Sound familiar?  Now here's where reckoning gets really good:

Arizona reduced its individual income tax by 10 percent in 2006 and 2007, and the new proposal would cut it by another 10 percent over four years starting in 2012. That reduction is needed to benefit small business owners who don't file corporate returns, Adams said.

I guess in Arizona, they reckon that a thirty percent tax cut equals thirty percent budget deficit. Somebody needs to ask The Empire Center how this math works.  In other words, if Arizona keeps cutting taxes will all those houses grow again?  How about all those sand-management jobs, will they come back too?

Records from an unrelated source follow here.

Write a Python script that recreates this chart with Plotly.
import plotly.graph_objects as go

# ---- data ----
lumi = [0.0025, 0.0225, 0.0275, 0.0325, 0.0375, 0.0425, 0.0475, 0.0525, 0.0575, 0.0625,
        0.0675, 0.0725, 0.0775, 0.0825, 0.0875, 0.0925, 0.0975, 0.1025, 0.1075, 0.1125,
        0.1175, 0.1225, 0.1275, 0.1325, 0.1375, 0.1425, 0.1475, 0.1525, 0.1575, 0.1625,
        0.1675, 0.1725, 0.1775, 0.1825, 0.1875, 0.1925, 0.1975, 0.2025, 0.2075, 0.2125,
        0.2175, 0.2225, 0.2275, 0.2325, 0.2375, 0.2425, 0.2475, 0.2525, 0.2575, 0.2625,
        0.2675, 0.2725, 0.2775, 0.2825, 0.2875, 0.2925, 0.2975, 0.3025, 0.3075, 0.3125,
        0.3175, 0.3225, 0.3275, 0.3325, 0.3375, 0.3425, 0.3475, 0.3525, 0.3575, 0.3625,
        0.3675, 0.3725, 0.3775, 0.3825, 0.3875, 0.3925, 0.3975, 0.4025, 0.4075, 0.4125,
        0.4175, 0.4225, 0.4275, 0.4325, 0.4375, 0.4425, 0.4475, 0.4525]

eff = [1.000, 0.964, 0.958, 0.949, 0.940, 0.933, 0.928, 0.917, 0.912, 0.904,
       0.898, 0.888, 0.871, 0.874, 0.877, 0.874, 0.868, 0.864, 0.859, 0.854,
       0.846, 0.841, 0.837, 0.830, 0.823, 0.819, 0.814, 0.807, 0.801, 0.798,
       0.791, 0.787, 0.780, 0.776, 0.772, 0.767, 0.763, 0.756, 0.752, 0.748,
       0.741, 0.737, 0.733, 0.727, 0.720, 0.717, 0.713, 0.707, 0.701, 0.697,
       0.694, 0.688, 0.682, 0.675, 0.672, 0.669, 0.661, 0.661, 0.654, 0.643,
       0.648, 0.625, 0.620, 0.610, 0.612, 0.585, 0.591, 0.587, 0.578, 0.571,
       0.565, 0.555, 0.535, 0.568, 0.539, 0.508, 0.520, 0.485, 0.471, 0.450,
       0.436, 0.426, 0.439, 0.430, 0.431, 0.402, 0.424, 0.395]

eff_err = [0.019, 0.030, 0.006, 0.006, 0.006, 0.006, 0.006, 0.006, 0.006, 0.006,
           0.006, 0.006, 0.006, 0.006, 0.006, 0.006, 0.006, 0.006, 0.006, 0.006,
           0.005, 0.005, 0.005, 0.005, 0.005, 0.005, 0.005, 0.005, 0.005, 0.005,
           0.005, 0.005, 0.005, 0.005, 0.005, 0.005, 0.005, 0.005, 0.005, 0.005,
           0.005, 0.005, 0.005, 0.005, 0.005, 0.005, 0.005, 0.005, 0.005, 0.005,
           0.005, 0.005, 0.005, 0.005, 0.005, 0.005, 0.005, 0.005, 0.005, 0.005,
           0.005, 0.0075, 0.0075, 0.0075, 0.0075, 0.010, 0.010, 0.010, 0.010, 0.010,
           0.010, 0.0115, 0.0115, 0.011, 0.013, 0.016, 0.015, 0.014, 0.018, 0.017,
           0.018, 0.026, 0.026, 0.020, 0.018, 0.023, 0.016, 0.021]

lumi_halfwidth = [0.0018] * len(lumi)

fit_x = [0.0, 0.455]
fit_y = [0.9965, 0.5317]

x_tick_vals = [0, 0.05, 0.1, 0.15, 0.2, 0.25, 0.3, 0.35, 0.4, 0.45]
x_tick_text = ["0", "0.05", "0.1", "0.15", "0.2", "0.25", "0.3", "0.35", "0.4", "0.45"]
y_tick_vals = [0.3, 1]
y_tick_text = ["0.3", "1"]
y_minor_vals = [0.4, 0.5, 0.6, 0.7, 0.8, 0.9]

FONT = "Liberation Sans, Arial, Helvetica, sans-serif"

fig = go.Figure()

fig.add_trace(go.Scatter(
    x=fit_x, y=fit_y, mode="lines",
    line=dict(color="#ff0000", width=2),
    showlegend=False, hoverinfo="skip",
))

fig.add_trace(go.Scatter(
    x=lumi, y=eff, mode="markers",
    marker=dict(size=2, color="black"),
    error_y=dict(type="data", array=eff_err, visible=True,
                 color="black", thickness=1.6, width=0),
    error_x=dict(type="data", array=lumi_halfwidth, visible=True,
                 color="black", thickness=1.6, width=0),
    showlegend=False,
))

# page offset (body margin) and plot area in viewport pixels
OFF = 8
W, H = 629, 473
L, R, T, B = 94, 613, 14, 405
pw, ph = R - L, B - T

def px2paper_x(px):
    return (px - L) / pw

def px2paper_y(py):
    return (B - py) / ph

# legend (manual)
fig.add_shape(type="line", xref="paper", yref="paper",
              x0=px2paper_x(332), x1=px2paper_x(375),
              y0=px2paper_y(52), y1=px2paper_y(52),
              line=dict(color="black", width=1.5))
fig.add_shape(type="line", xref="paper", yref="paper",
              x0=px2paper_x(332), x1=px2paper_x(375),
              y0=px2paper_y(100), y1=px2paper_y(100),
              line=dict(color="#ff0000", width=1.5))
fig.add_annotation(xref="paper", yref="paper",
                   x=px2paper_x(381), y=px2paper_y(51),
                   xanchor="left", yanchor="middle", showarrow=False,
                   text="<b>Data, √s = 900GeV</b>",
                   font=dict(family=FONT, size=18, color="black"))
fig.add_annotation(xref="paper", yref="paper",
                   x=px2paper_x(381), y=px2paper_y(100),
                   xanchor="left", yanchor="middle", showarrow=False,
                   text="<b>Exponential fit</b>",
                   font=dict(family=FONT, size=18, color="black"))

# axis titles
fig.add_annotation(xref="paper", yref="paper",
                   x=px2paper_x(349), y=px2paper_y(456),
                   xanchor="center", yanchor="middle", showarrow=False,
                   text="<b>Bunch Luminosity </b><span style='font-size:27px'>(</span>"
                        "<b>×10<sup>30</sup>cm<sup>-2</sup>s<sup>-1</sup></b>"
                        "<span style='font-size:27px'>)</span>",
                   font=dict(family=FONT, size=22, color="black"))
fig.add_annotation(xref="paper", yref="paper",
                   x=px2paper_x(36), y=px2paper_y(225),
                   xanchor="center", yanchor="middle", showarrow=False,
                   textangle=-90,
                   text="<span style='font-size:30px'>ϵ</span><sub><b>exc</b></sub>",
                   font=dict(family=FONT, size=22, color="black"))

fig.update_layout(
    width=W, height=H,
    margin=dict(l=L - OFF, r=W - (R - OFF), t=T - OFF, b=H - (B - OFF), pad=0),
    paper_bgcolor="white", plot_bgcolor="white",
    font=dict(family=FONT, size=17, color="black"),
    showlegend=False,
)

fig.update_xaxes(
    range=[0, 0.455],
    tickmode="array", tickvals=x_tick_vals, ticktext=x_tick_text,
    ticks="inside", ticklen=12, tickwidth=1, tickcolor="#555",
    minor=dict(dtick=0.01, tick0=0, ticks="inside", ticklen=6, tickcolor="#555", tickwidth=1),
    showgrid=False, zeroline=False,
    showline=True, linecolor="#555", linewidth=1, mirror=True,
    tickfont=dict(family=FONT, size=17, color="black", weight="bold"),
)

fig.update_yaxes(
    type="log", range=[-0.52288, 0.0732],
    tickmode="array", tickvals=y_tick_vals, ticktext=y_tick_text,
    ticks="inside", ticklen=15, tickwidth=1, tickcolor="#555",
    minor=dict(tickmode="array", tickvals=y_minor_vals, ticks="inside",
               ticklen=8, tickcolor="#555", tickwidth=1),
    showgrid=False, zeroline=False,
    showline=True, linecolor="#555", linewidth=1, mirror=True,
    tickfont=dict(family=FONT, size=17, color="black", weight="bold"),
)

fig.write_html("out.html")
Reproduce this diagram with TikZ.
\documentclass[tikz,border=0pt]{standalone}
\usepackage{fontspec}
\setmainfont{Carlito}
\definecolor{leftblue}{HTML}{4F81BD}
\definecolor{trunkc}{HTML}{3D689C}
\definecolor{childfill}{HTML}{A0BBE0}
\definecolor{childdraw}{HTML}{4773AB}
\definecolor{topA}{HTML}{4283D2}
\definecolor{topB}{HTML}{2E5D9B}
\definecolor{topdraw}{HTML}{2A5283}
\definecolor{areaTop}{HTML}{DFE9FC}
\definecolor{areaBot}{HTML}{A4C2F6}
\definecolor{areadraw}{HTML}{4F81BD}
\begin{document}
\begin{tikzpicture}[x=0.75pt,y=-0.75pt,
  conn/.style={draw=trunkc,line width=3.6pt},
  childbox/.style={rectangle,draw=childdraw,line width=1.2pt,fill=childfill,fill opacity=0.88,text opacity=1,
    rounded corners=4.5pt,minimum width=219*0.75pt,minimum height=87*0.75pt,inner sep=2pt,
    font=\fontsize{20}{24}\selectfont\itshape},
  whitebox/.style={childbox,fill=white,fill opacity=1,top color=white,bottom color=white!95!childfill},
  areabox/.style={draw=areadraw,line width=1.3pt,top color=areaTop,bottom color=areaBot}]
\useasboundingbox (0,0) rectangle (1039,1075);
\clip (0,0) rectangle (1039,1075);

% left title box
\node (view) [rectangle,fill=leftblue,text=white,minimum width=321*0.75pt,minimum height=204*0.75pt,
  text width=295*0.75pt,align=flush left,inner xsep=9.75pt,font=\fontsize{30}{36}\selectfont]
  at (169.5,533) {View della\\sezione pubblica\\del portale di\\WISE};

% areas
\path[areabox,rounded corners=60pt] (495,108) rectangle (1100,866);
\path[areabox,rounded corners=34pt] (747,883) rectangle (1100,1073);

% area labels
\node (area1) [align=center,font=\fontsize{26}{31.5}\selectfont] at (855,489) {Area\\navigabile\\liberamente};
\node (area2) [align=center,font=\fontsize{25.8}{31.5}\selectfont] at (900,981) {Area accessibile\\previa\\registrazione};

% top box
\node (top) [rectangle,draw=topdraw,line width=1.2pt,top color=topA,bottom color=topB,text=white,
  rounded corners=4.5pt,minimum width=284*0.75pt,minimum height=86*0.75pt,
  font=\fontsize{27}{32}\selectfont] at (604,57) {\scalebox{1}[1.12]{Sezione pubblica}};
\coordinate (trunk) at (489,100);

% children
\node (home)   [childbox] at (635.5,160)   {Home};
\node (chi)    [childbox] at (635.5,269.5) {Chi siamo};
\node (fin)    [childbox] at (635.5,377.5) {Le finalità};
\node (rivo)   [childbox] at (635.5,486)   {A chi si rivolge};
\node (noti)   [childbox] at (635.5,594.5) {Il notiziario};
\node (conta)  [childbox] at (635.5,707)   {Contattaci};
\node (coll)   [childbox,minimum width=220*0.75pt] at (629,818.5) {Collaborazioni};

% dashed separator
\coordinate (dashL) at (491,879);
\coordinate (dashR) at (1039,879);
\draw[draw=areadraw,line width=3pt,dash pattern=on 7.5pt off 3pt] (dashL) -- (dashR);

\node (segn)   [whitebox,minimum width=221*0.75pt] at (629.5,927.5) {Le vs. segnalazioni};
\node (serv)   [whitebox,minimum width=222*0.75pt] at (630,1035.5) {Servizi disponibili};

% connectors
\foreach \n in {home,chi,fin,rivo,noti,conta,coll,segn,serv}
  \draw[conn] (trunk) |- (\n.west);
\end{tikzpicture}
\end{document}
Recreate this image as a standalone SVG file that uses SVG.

And then ask them about the income-tax-free state of Washington

It's guaranteed that you won't get an answer out of them because this is a world that they pretend doesn't exist.  Although I hear they're working on a blockbuster idea to post online the dental records, x-rays, and prescriptions of every civil servant in the state with subsided health insurance.

[To any civil servant in the state maybe reading this: Not really. I'm only joking. Or at least I don't know of any such plan.]

Look, if somebody wants to make the argument that New York has devolved into a mediocre slacker-state that needs to clean up its act, and that has a world of native potential that it needs to live up to, fine--you get no argument here, I'm with you.  But to pretend that New York is the worst state in the nation, or that it's facing a nationally preeminent ethical or fiscal crisis is just absurd. And then that some individual or group is to blame for this canard, is mendacious and politically-narcissistic.  But it's mostly counterproductive.

It's mostly counterproductive because to move forward with any serious work on campaign finance, ethics and fiscal reform under these ridiculous presumptions is like engineering on top of faulty blueprints--it's just never going to work.  And as such--and before these 'reckoning' theatrics are played out--the governor and his MSM cohorts will be at the other's throat. 

So pull up a chair and grab some popcorn.  It'll be interesting watching The Times re-reckon reality with its head still in the sand.